Tips on Hiring a Contractor
This information is provided to assist a homeowner in selecting a contractor.
Prepare & Plan
It is important to know what you want so you can give a clear picture to the contractor.
Be as specific as possible. Have an idea of the size of the improvement, materials, appliances or fixtures and your price range. Depending on the scope of your project, an architect may be needed to design the project. Visit showrooms, model homes, and home improvement stores to see recent trends and new products that are available.
Who to Call
The most frequently used method to find a reputable contractor is to ask a friend or others who have had work done for a recommendation. Another source is building professionals (i.e. architects, designers). Home improvement stores, lumber yards, and home decorating stores may know reputable contractors in the area. The phone book Yellow Pages and advertisements in local papers may also provide the names of potential contractors.
Meeting with Potential Contractors
It is easier to compare the contractors' estimates if the same written scope of work is used for each estimate. A written, itemized estimate related to the scope of work should be requested of each contractor. Additional items to include in your discussion are:
- Who is responsible for getting and paying for building permits
- Timeframe for the project
- Responsibility for cleanup and provision of a dumpster
- Proof of insurance
- For comparative purposes, a minimum of 3 written estimates is recommended
Making a Decision
The contractor's background and reputation should be carefully checked. Be sure to ask the references about the scope of work done, if the project was completed in a timely manner, any problems that came up and if they would hire this person again. Contractors are only going to give references of people that were pleased with their work - you might want to ask the reference how they heard about the contractor.

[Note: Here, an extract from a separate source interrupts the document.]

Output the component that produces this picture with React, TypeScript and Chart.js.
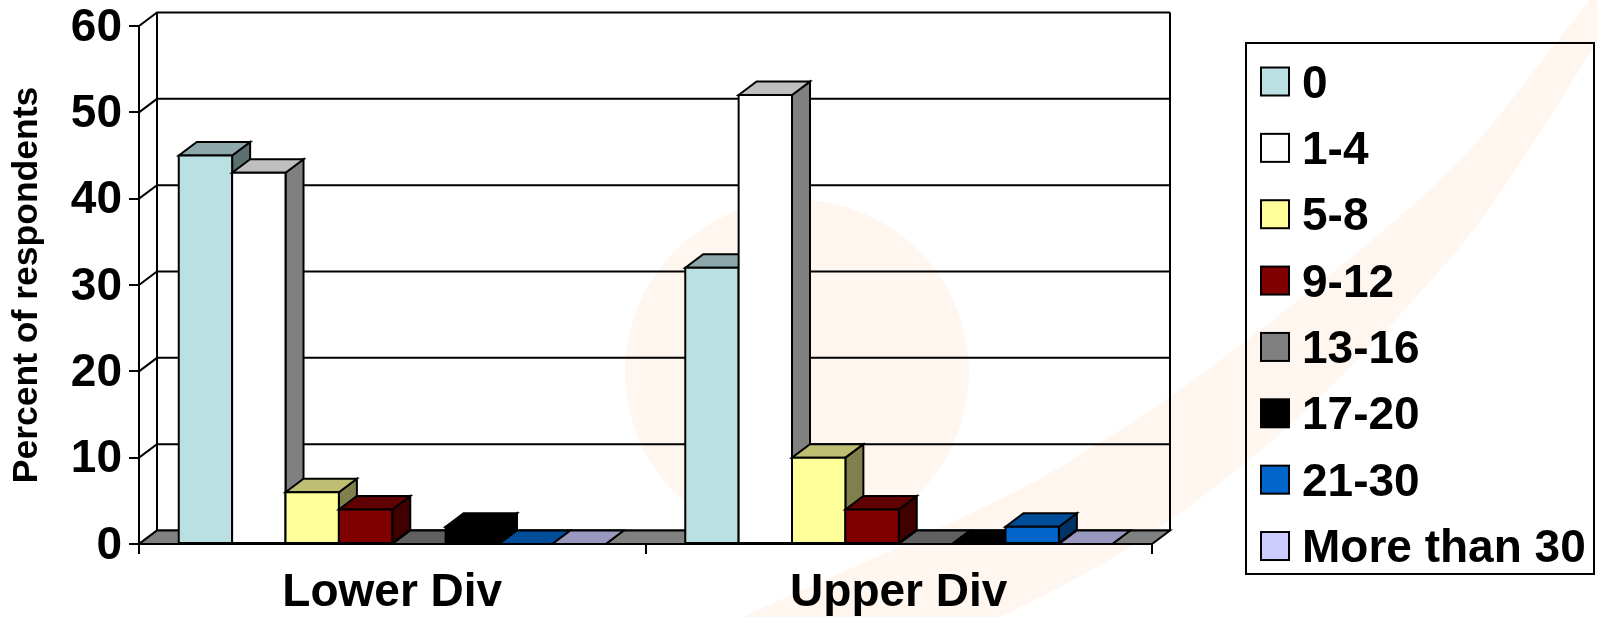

The local Better Business Bureau at 609-588-0808 and the Monmouth County Office of Consumer Affairs at 732-431-7900 can supply homeowners with reliability reports on many area contractors.
Hiring a Contractor
Once a contractor is chosen, a contract is required if the home improvement project is in excess of $200. The contract should include the following information:
- Legal name and business address, contractor's name, address, phone number and state license number
- Estimated start and completion date
- Financial terms (total price, payment schedule, method of payment, finance charges and cancellation penalty)
- Details of the contractor's responsibility (i.e. cleanup, providing dumpster protection of personal property)
- Description of work to be done
- Specification of all materials and products to be used or installed including size, color, model, year, capacity, brand, quality, grade, and quantity
- Statement of any guarantee or warranty with respect to products, materials, labor or services
- Binding arbitration clause, enabling disputes to be resolved quickly without costly litigation.
- Depending on the scope of the project, you may want to have a lawyer review the contract. Prior to accepting a contract, ask to see a copy of the contractor's certificate of insurance to be sure they have workmen's compensation and other liability insurance.
Once hired, contractors need a percentage of the cost of the project to purchase supplies, order appliances and pay for permits and other construction costs. Generally, 15 to 20% of the project cost should be adequate, but this amount should never exceed 30%. Many contractors set up a payment schedule, which requires payments to be made at set times or as the actual work gets completed. Some contractors prefer to link the payment schedule to inspections. Payment is then made after the job passes certain specified inspections.
It is important to hold the final payment for the project until all aspects of the contract are fulfilled. According to New Jersey State Law, final inspections are required to be satisfactorily completed before the final payment is made to a contractor (NJ 13:45 A-16.2). If the contractor is responsible for calling for inspections, request copies of final inspections certificates prior to issuing payment.
The County Offices of Consumer Affairs can assist you in resolving complaints against contractors. You will need to contact the office located within the contractor's County. The Monmouth County Department of Community Affairs can be reached at 732-431-7900.
Things to Beware Of
- Price reductions or other compensation to be received because the property will be used as a model
- Misrepresentations that products or materials need no periodic repainting, finishing or maintenance
- Misrepresentation that a special price or discount is being given because of market survey or test, use of materials left over from another job, or some other reason
- Being asked for more than 30% of the project cost prior to the start of the job
- Hiring contractors who go "door-to-door" or someone you did not contact
- It is the property owner's responsibility to ensure that inspections occur at specified times during the construction process. You may have the contractor call to schedule the inspections, but make sure that your contractor follows through.
- You have to remain flexible during home improvement projects. Inevitably something unforeseen always seems to happen. However, be sure that any changes to the contracted scope of work are agreed to in writing.